From frame 1, Danny Boyle goes for the jugular. Every scent and stench of the city is converted into a liquid asset. Groups of defecating young boys running out in otherworldly ecstasy when they spot Amitabh Bachchan's helicopter hovering abovehead becomes a celebration of lowly life. Our protagonist Jamal dunks himself into excreta from head to toe and wades through the disgusted crowd to get Mr. Bachchan's autograph. The star signs calmly, as though exceptionally smelly young boys covered in human waste are the odour of the day. Such moments define Boyle's attitude to Mumbai. He sees it as city where humour emerges from human waste.

But who's laughing? Even communal riots are not spared of this tantalizing trivialization of abject misery. Rioters descend on a Muslim locality like Bandits attacking a village in the Chambal valley.

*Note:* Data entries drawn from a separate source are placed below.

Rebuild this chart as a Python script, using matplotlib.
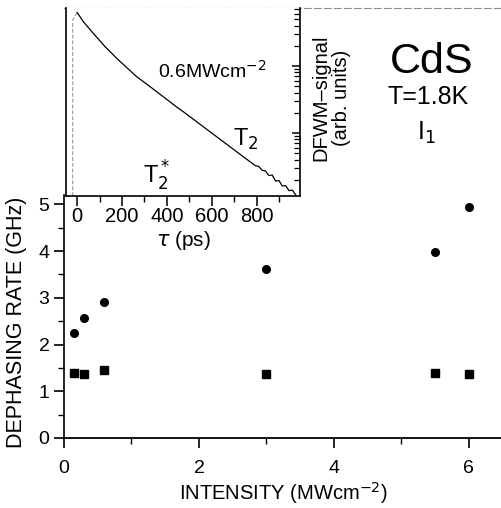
import numpy as np
import matplotlib.pyplot as plt
from matplotlib.ticker import MultipleLocator, LogLocator, NullFormatter

plt.rcParams['font.family'] = ['Liberation Sans', 'DejaVu Sans']

# main panel: dephasing rate vs intensity
intensity = [0.15, 0.3, 0.6, 3.0, 5.5, 6.0]
rate_circ = [2.24, 2.57, 2.92, 3.62, 3.98, 4.95]
rate_sq = [1.39, 1.36, 1.46, 1.36, 1.39, 1.37]

# inset: DFWM trace
tau = [0, 27, 71, 124, 176, 265, 325, 451, 473, 622, 771, 795, 810, 825,
       840, 855, 870, 885, 900, 915, 930, 945, 960, 975]
sig = [62.5, 45.8, 30.8, 19.4, 13.0, 6.92, 4.91, 2.34, 2.08, 0.88, 0.373,
       0.325, 0.318, 0.278, 0.272, 0.232, 0.236, 0.192, 0.196, 0.162, 0.164,
       0.138, 0.141, 0.119]
rise_tau = [-20, -20, 0]
rise_sig = [0.115, 48.6, 62.5]

fig = plt.figure(figsize=(5.02, 5.08), dpi=100)
W, H = 502., 508.
ax = fig.add_axes([64/W, (H-438)/H, (W-64)/W, (438-8)/H])
ax.plot(intensity, rate_circ, 'o', color='black', ms=5.5)
ax.plot(intensity, rate_sq, 's', color='black', ms=5.5)
ax.set_xlim(0, 6.49)
ax.set_ylim(0, 9.2)
ax.set_xticks([0, 2, 4, 6])
ax.xaxis.set_minor_locator(MultipleLocator(1))
ax.set_yticks([0, 1, 2, 3, 4, 5])
ax.set_yticks(np.arange(0.5, 5, 1), minor=True)
ax.tick_params(which='major', direction='out', length=7, width=1.2, labelsize=14)
ax.tick_params(axis='x', which='major', pad=9)
ax.tick_params(which='minor', direction='out', length=4, width=1.0)
ax.spines['right'].set_visible(False)
ax.spines['top'].set_color('0.55')
ax.spines['top'].set_linestyle((0, (6, 3)))
ax.spines['top'].set_linewidth(0.8)
ax.spines['left'].set_linewidth(1.2)
ax.spines['left'].set_bounds(0, 5.2)
ax.spines['bottom'].set_linewidth(1.3)
ax.set_xlabel('INTENSITY (MWcm$^{-2}$)', fontsize=14.5)
ax.xaxis.set_label_coords(0.5, -0.097)
ax.set_ylabel('DEPHASING RATE (GHz)', fontsize=15.5)
ax.yaxis.set_label_coords(-0.085, 0.268)

fig.text(432/W, 1-62/H, 'CdS', fontsize=31, ha='center', va='center')
fig.text(428/W, 1-97/H, 'T=1.8K', fontsize=18, ha='center', va='center')
fig.text(426/W, 1-133/H, 'I$_1$', fontsize=18, ha='center', va='center')
fig.text(331/W, 1-98/H, 'DFWM\u2013signal\n(arb. units)', fontsize=14.5,
         ha='center', va='center', rotation=90, linespacing=1.1)

ins = fig.add_axes([66/W, (H-196)/H, (300-66)/W, (196-8)/H])
ins.set_yscale('log')
ins.plot(rise_tau, rise_sig, color='0.55', lw=0.7, ls=(0, (4, 2)))
ins.plot(tau, sig, color='black', lw=0.9)
ins.set_xlim(-50, 994)
ins.set_ylim(0.115, 73)
ins.set_xticks([0, 200, 400, 600, 800])
ins.xaxis.set_minor_locator(MultipleLocator(100))
ins.tick_params(axis='x', which='major', direction='out', length=7, width=1.1,
                labelsize=14.5, pad=1)
ins.tick_params(axis='x', which='minor', direction='out', length=4, width=1.0)
ins.yaxis.tick_right()
ins.yaxis.set_major_locator(LogLocator(base=10))
ins.yaxis.set_minor_locator(LogLocator(base=10, subs=np.arange(2, 10)))
ins.yaxis.set_major_formatter(NullFormatter())
ins.yaxis.set_minor_formatter(NullFormatter())
ins.tick_params(axis='y', which='major', direction='in', length=6, width=1.1)
ins.tick_params(axis='y', which='minor', direction='in', length=4, width=0.9)
ins.spines['top'].set_visible(False)
for s in ['left', 'bottom', 'right']:
    ins.spines[s].set_linewidth(1.2)
ins.set_xlabel(r'$\tau$ (ps)', fontsize=15, labelpad=2)
ins.text(92/234, 1-63/188, '0.6MWcm$^{-2}$', transform=ins.transAxes,
         fontsize=14, ha='left', va='center')
ins.text(180/234, 1-131/188, 'T$_2$', transform=ins.transAxes, fontsize=17,
         ha='center', va='center')
ins.text(91/234, 1-168/188, 'T$_2^*$', transform=ins.transAxes, fontsize=17,
         ha='center', va='center')

fig.savefig('out.png', dpi=100)
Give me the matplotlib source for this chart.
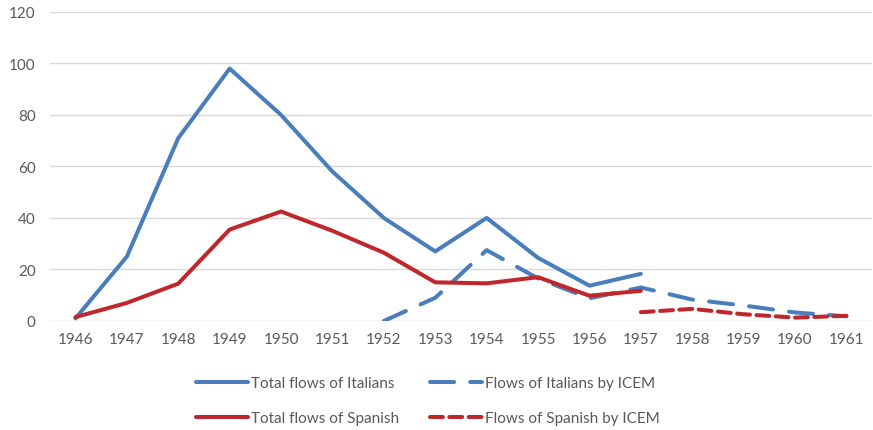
import numpy as np
import matplotlib
matplotlib.use("Agg")
from matplotlib import pyplot as plt

plt.rcParams['font.family'] = ['Lato', 'DejaVu Sans']

years = list(range(1946, 1962))
ita_total = [1, 25, 71, 98, 80, 58, 40, 27, 40, 24.5, 13.7, 18.3]
spa_total = [1.5, 7, 14.5, 35.5, 42.5, 35, 26.5, 15, 14.6, 17, 9.8, 11.7]
ita_icem = [0, 9, 27.5, 16.5, 8.8, 13, 8.3, 6, 3.3, 1.8]
spa_icem = [3.4, 4.7, 2.6, 1.3, 2]

blue = '#4A7EBB'
red = '#C0272D'
grey = '#595959'

fig = plt.figure(figsize=(8.73, 4.31), dpi=100)
ax = fig.add_axes([0.057, 0.253, 0.942, 0.717])

x = np.arange(len(years))
ax.plot(x[:len(ita_total)], ita_total, color=blue, lw=2.9, solid_capstyle='round',
        solid_joinstyle='round', label='Total flows of Italians')
ax.plot(x[6:6 + len(ita_icem)], ita_icem, color=blue, lw=2.9, dashes=(6, 4),
        dash_capstyle='round', label='Flows of Italians by ICEM')
ax.plot(x[:len(spa_total)], spa_total, color=red, lw=2.9, solid_capstyle='round',
        solid_joinstyle='round', label='Total flows of Spanish')
ax.plot(x[11:11 + len(spa_icem)], spa_icem, color=red, lw=2.9, dashes=(3.2, 1.6),
        dash_capstyle='round', label='Flows of Spanish by ICEM')

ax.set_xlim(-0.5, len(years) - 0.5)
ax.set_ylim(0, 120)
ax.set_yticks(range(0, 121, 20))
ax.set_xticks(x)
ax.set_xticklabels([str(y) for y in years])
ax.grid(axis='y', color='#D9D9D9', lw=1)
ax.set_axisbelow(True)
for s in ax.spines.values():
    s.set_visible(False)
ax.tick_params(length=0, labelsize=11, colors=grey, pad=8)
ax.tick_params(axis='y', pad=10)

# legend filled column by column: put totals in the first column
h, l = ax.get_legend_handles_labels()
order = [0, 2, 1, 3]
fig.legend([h[i] for i in order], [l[i] for i in order], ncol=2,
           loc='lower center', bbox_to_anchor=(0.49, -0.02), frameon=False,
           fontsize=11, labelcolor=grey, handlelength=3.4, handletextpad=0.2,
           columnspacing=2.0, labelspacing=1.35)

fig.savefig('out.png', dpi=100)
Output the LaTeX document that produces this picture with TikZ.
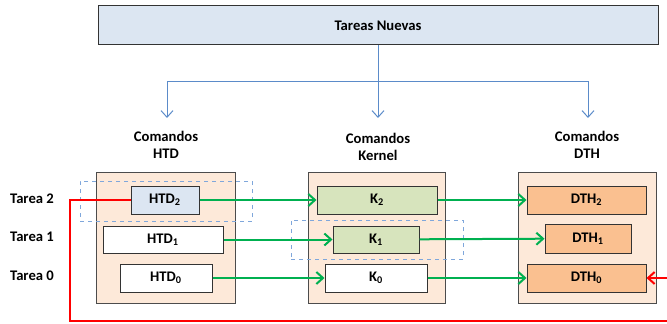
\documentclass[tikz,border=0pt]{standalone}
\usepackage{fontspec}
\setmainfont{Carlito}
\usetikzlibrary{arrows.meta}
\definecolor{nuevafill}{HTML}{DCE6F2}
\definecolor{colfill}{HTML}{FDE9D9}
\definecolor{kfill}{HTML}{D7E4BD}
\definecolor{dthfill}{HTML}{FAC090}
\definecolor{lineblue}{HTML}{5B8BC9}
\definecolor{dashblue}{HTML}{7FA7DB}
\definecolor{flowgreen}{HTML}{00B050}
\tikzset{
  every node/.style={font=\fontsize{11}{12.5}\selectfont\bfseries},
  column/.style={draw=black!70, fill=colfill, line width=0.75pt, minimum height=97.5pt},
  cmd/.style={draw=black!80, line width=0.75pt, minimum height=21pt, inner sep=0pt},
  group/.style={draw=dashblue, dashed, line width=0.75pt, minimum height=30pt},
  feed/.style={-{Straight Barb[length=5pt,width=9pt]}, lineblue, line width=0.75pt},
  flow/.style={-{Straight Barb[length=5pt,width=9pt]}, flowgreen, line width=1.5pt},
  back/.style={-{Straight Barb[length=5pt,width=9pt]}, red, line width=1.5pt},
}
\begin{document}
\begin{tikzpicture}[x=0.75pt, y=-0.75pt]
      \useasboundingbox (0,0) rectangle (667,324);
      % columns and groups
      \draw
        (165.5,238) node[column, minimum width=104.25pt] (colhtd){}
        (376.5,238) node[column, minimum width=102.75pt] (colk){}
        (587,238) node[column, minimum width=103.5pt] (coldth){}
        (166,201) node[group, minimum width=129pt] (grp2){}
        (377,239.5) node[group, minimum width=129pt, minimum height=29.25pt] (grp1){};
      % boxes
      \draw
        (378,25.5) node[cmd, fill=nuevafill, minimum width=420pt, minimum height=29.25pt] (nuevas){Tareas Nuevas}
        (165,200) node[cmd, fill=nuevafill, minimum width=51pt] (htd2){HTD\textsubscript{2}}
        (163,239.5) node[cmd, fill=white, minimum width=90pt, minimum height=20.25pt] (htd1){HTD\textsubscript{1}}
        (166,278) node[cmd, fill=white, minimum width=69pt] (htd0){HTD\textsubscript{0}}
        (377,200) node[cmd, fill=kfill, minimum width=90pt] (k2){K\textsubscript{2}}
        (376,239.5) node[cmd, fill=kfill, minimum width=64.5pt, minimum height=20.25pt] (k1){K\textsubscript{1}}
        (376,278) node[cmd, fill=white, minimum width=76.5pt] (k0){K\textsubscript{0}}
        (586.5,200) node[cmd, fill=dthfill, minimum width=89.25pt] (dth2){DTH\textsubscript{2}}
        (588,238.5) node[cmd, fill=dthfill, minimum width=64.5pt, minimum height=21.75pt] (dth1){DTH\textsubscript{1}}
        (586.5,278) node[cmd, fill=dthfill, minimum width=89.25pt] (dth0){DTH\textsubscript{0}};
      % labels
      \draw
        (166,145) node[align=center] (lblhtd){Comandos\\HTD}
        (378,147) node[align=center] (lblk){Comandos\\Kernel}
        (587,145) node[align=center] (lbldth){Comandos\\DTH}
        (32,199) node (t2){Tarea 2}
        (32,237) node (t1){Tarea 1}
        (32,276) node (t0){Tarea 0};
      \coordinate (split) at (378,82);
      \coordinate (inhtd) at (167,118);
      \coordinate (ink) at (378,118);
      \coordinate (indth) at (588,118);
      \coordinate (retl) at (70,321);
      \coordinate (retr) at (672,278);
      \begin{scope}
        \draw[lineblue, line width=0.75pt] (nuevas.south) -- (split);
        \draw[feed] (split) -| (inhtd);
        \draw[feed] (split) -- (ink);
        \draw[feed] (split) -| (indth);
        \draw[flow] (htd2) to (k2);
        \draw[flow] (htd1) to (k1);
        \draw[flow] (htd0) to (k0);
        \draw[flow] (k2) to (dth2);
        \draw[flow] (k1) to (dth1);
        \draw[flow] (k0) to (dth0);
        \draw[back] (htd2.west) -| (retl) -| (retr) -- (dth0.east);
      \end{scope}
    \end{tikzpicture}
\end{document}
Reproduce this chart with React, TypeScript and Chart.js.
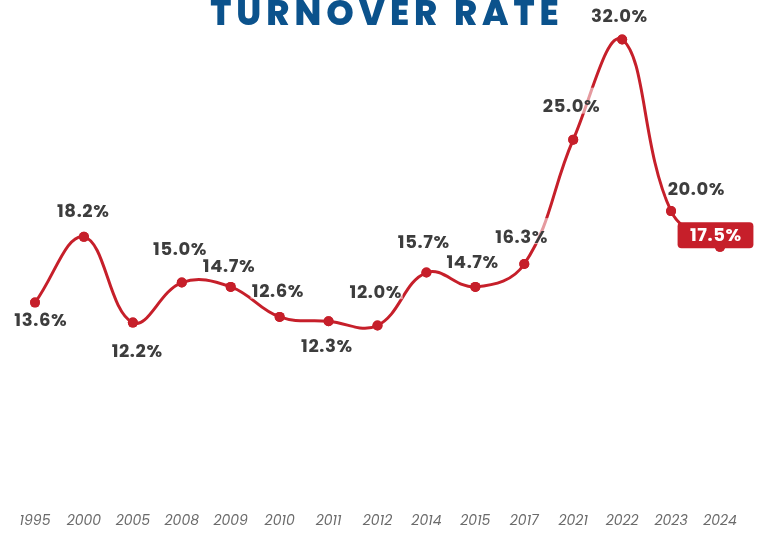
import React, { useEffect, useRef } from "react";
import { Chart, registerables } from "chart.js";

Chart.register(...registerables);

// ---- data ----
const years: string[] = [
  "1995", "2000", "2005", "2008", "2009", "2010", "2011", "2012",
  "2014", "2015", "2017", "2021", "2022", "2023", "2024",
];
const turnoverRates: number[] = [
  13.6, 18.2, 12.2, 15.0, 14.7, 12.6, 12.3, 12.0, 15.7, 14.7, 16.3, 25.0, 32.0, 20.0, 17.5,
];
const rateLabels: string[] = turnoverRates.map((v) => v.toFixed(1) + "%");
const chartTitle = "TURNOVER RATE";

// ---- label placement (offset of label centre from its point, px) ----
const labelOffsets: [number, number][] = [
  [5.5, 18], [-1, -25], [4, 29], [-2, -33.5], [-2, -20.7], [-2, -25.2], [-2, 25.5], [-2, -33.3],
  [-3, -30.4], [-3, -24.7], [-3, -26.9], [-2, -33], [-3, -23], [25, -21.5], [-4.5, -11.7],
];

const RED = "#c61f2a";
const FONT = "Poppins, Inter, 'Open Sans', sans-serif";

const labelPlugin = {
  id: "valueLabels",
  afterDatasetsDraw(chart: any) {
    const ctx: CanvasRenderingContext2D = chart.ctx;
    const meta = chart.getDatasetMeta(0);
    const last = meta.data.length - 1;
    ctx.save();
    ctx.font = `700 18px ${FONT}`;
    (ctx as any).letterSpacing = "0.6px";
    // translucent label backgrounds over the line
    meta.data.forEach((pt: any, i: number) => {
      if (i === last) return;
      const [dx, dy] = labelOffsets[i];
      const w = ctx.measureText(rateLabels[i]).width;
      const cx = pt.x + dx;
      const cy = pt.y + dy;
      ctx.fillStyle = "rgba(255,255,255,0.55)";
      ctx.fillRect(cx - w / 2 - 1, cy - 19, w + 2, 26);
    });
    // points on top of the backgrounds
    meta.data.forEach((pt: any) => pt.draw(ctx, chart.chartArea));
    // text
    ctx.textAlign = "center";
    ctx.textBaseline = "middle";
    meta.data.forEach((pt: any, i: number) => {
      const [dx, dy] = labelOffsets[i];
      const cx = pt.x + dx;
      const cy = pt.y + dy;
      if (i === last) {
        const w = ctx.measureText(rateLabels[i]).width;
        const bw = w + 24;
        const bh = 26;
        ctx.fillStyle = RED;
        ctx.beginPath();
        (ctx as any).roundRect(cx - bw / 2, cy - bh / 2, bw, bh, 4);
        ctx.fill();
        ctx.fillStyle = "#ffffff";
        ctx.fillText(rateLabels[i], cx + 0.3, cy + 1);
      } else {
        ctx.fillStyle = "#3d3d3d";
        ctx.fillText(rateLabels[i], cx + 0.3, cy + 1);
      }
    });
    ctx.restore();
  },
};

const titlePlugin = {
  id: "cutTitle",
  afterDraw(chart: any) {
    const ctx: CanvasRenderingContext2D = chart.ctx;
    ctx.save();
    ctx.font = `800 35px ${FONT}`;
    (ctx as any).letterSpacing = "5px";
    ctx.fillStyle = "#0b528c";
    ctx.textAlign = "center";
    ctx.textBaseline = "alphabetic";
    ctx.fillText(chartTitle, 387, 25);
    ctx.restore();
  },
};

export default function App() {
  const canvasRef = useRef<HTMLCanvasElement | null>(null);

  useEffect(() => {
    if (!canvasRef.current) return;
    const chart = new Chart(canvasRef.current, {
      type: "line",
      data: {
        labels: years,
        datasets: [
          {
            data: turnoverRates,
            borderColor: RED,
            backgroundColor: RED,
            borderWidth: 3,
            tension: 0.4,
            pointRadius: 5,
            pointBorderWidth: 0,
            pointBackgroundColor: RED,
            pointHoverRadius: 5,
            fill: false,
            clip: false as any,
          },
        ],
      },
      options: {
        animation: false,
        responsive: true,
        maintainAspectRatio: false,
        layout: { padding: { left: 35, right: 40, top: 11, bottom: 0 } },
        plugins: {
          legend: { display: false },
          title: { display: false },
          tooltip: { enabled: false },
        },
        scales: {
          x: {
            offset: false,
            grid: { display: false, drawTicks: false },
            border: { display: false },
            afterFit: (scale: any) => {
              scale.height = 36;
            },
            ticks: {
              padding: 16,
              color: "#6b6b6b",
              font: { family: FONT, size: 14, style: "italic" },
              maxRotation: 0,
              autoSkip: false,
            },
          },
          y: {
            display: false,
            min: 0,
            max: 34,
          },
        },
      },
      plugins: [labelPlugin, titlePlugin],
    });
    return () => chart.destroy();
  }, []);

  return (
    <div style={{ position: "fixed", left: 0, top: 0, width: 760, height: 533, background: "#fff" }}>
      <canvas ref={canvasRef} />
    </div>
  );
}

A mean Mumbai Mafioso (Ankur Vakil) gouges out orphans' eyes and makes them beg on the streets singing what appears to be his favourite 'Bhajan Darshan do ghamshyam' add nauseam. Even Madhur Bhandarkar got it better in Traffic Signal. There's absolutely no sense of historic sensitivity in the narrative. "If it was not for Ram and Allah, my mother would be alive," says our regretful hero Jamal after the riots. Such corny dialogues, so much a part of Vikas Swarup's novel is minimized in the film. But not enough. Some of the outrageously filmy plot maneuverings from the novel like the game show host (played in the film with cheesy relish by Anil Kapoor) turning out to be Jamal's illegitimate father, are done away with. But the film nevertheless remains as wedded to kitsch and as ridden with coincidences and implausibilities as any formula Hindi film. In fact, the two runaway brothers from the chawl being called Salim and Jamal seems like a backhanded homage to Salim-Javed the pair that wrote the hit films of the era that Slumdog Millionaire adopts...the 1970s.

Every sequence is punctuated and edited to accentuate the cinematic aspect of the drama. Each time the game-show host Anil Kapoor has to provide our callow hero Jamal a clue, a flashback highlighting the theme of the quiz-question, is conveniently arranged in the plot. Squalor never appeared designed than it does in Slumdog Millionaire. Bollywood has never been more audaciously honoured. This over-hyped and disappointing film that insults Mumbai, culminates with a Bollywood -styled item song on a railway platform. Mike Myers does it far less self-consciously in The Love Guru.